La complexité et l’étendue du problème de l’exploitation sexuelle infantile sont à la base même de cette difficulté flagrante des gouvernements et organismes sociaux à empêcher que des histoires comme celle de Rachel existent encore, en 2001. L’identification des exploiteurs est complexe puisque ceux-ci s’étendent à travers divers réseaux: les passeurs, les recruteurs, les propriétaires de maisons closes, les pédophiles, et parfois même la famille immédiate.
Dans les villages du Nord de la Thaïlande, les familles seraient souvent enclines à vendre leurs fillettes aux recruteurs. La pauvreté extrême dans ces régions a fait de cette pratique une norme. Une famille peut recevoir jusqu’à 125 $ pour la vente d’une enfant. Assez d’argent pour rembourser ses dettes ou, pour les plus fortunés, pour subsister quelques années…
La mission de l’éducation
Des congrès internationaux comme celui de Yokohama sont importants, mais les décisions qu’on y prend nous laissent souvent sur notre faim. Nous sommes tous profondément touchés par l’horreur de la situation. Avec toutes ces images de déploiements militaires qu’on nous montre à la télévision par les temps qui courent, la colère nous fait presque espérer que George Bush envoie ses Rambos en mission spéciale pour sauver les enfants de cet enfer. Malheureusement, ce type de problème ne se règle pas avec des soldats.
L’UNICEF préconise des politiques plus réalistes, comme analyser précisément les facteurs locaux et régionaux qui se rapportent au commerce du sexe infantile. Où les enfants sont-ils exploités? Quelles sont les méthodes de recrutement? Déjà, on en vient à la conclusion que l’éducation joue un rôle essentiel dans ce combat.
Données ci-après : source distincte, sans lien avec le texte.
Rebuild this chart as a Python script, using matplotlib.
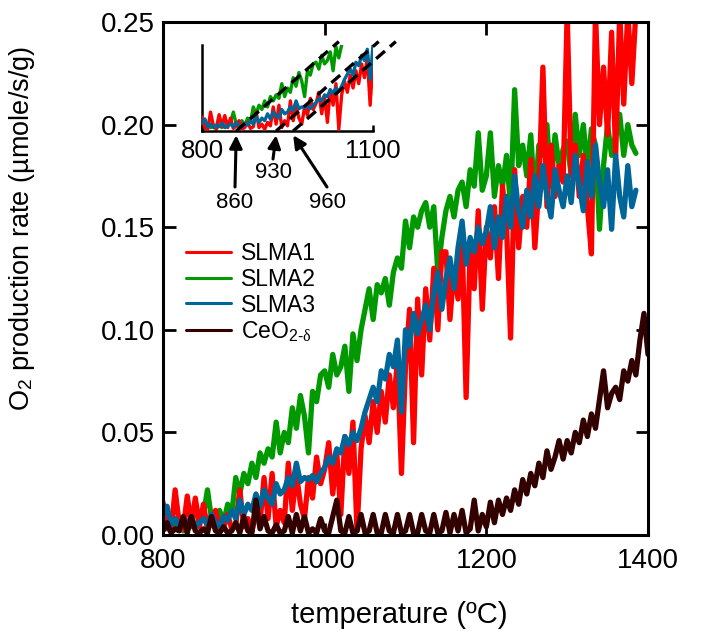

Selon le rapport de l’UNICEF, "l’éducation donne aux jeunes les moyens de se défendre et les aptitudes nécessaires pour modifier et améliorer leur vie".
Pour Lisa Wolff, ça n’éliminera pas la totalité du problème: "L’éducation va créer une résistance entre les familles et les exploiteurs. Par exemple, si un recruteur arrive dans un village et que les enfants ont appris l’existence de tels individus à l’école et qu’ils ont développé une estime d’eux-mêmes, il y aura plus de résistance. De plus, l’éducation veut donner l’heure juste aux familles. Quoi que disent les exploiteurs, elles sauront désormais que les fillettes ne sont pas engagées pour aller travailler comme serveuses ou encore dans une usine. L’éducation est réellement un antidote au problème. Elle peut aider à réduire un peu la "chaîne d’approvisionnement", mais ce n’est pas le seul moyen à utiliser. Renforcer les lois et améliorer les ressources humaines sur le terrain afin d’aider les jeunes à s’extirper du milieu et à retrouver une vie normale sont autant de projets que nous devons mettre en oeuvre."
Sortir les enfants de ce manège horrible n’est d’ailleurs pas une mince affaire. Même si des organismes sont en place sur le terrain, les enfants sont souvent très suspicieux face ceux-ci. La plupart ont été trahis par tous les adultes qu’ils ont rencontrés et ne font plus confiance à personne. Et c’est probablement le plus grand défi à relever dans ce monde: convaincre ces enfants qu’on a détruits qu’il existe des gens qui les aiment… vraiment.